* [Dataset section]:
· · ·
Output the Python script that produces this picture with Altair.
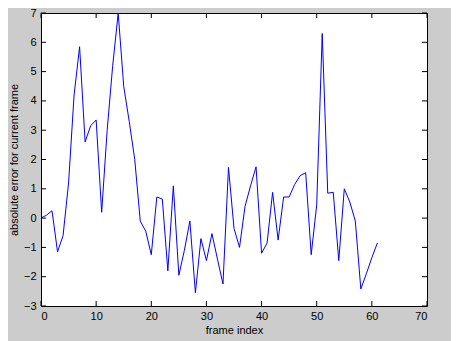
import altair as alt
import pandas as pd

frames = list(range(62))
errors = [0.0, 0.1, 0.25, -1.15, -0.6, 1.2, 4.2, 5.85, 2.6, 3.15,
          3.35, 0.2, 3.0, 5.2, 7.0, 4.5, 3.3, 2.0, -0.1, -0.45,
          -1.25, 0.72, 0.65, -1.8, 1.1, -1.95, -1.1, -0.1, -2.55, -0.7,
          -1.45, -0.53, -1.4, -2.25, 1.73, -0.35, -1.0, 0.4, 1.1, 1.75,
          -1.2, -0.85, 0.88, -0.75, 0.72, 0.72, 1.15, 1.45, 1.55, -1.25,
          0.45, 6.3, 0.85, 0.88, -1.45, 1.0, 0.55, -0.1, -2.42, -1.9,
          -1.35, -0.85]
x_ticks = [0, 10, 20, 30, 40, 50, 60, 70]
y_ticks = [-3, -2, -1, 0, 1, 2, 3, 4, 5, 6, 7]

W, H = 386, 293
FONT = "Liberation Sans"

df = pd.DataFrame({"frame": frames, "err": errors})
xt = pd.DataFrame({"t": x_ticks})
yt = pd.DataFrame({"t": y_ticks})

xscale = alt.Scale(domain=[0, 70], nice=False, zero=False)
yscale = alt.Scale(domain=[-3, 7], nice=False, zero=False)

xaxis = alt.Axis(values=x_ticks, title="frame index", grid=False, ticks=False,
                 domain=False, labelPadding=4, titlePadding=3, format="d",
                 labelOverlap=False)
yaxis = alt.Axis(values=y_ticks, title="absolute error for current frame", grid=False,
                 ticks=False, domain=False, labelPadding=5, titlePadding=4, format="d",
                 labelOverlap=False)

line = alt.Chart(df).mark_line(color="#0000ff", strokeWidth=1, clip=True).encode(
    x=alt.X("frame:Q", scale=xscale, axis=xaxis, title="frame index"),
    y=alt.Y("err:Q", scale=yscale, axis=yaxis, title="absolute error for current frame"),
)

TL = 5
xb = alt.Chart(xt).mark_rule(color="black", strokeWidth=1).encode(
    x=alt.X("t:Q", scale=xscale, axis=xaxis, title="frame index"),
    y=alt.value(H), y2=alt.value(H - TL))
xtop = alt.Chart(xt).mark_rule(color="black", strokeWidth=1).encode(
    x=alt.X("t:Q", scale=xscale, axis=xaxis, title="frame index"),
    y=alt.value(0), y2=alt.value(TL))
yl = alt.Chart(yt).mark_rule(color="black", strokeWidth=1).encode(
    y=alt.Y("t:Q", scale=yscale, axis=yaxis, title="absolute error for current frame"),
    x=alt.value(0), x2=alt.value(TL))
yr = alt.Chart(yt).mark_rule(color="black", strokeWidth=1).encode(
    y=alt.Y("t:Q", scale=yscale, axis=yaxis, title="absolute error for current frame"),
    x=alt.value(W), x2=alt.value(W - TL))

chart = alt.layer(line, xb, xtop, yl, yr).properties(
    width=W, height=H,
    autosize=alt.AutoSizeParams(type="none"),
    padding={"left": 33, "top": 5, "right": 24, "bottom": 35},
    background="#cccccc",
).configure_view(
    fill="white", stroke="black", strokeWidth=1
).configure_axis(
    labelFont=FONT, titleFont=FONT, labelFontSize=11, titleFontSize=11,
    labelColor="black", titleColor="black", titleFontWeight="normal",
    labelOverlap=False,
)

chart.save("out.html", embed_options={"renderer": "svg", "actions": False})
· · ·
* [Aim]: Return only the lines from the start of the data through the line that contains "import pandas as pd", please, copying them exactly and omitting all pictures.

* [Answer to this task]:
Output the Python script that produces this picture with Altair.
import altair as alt
import pandas as pd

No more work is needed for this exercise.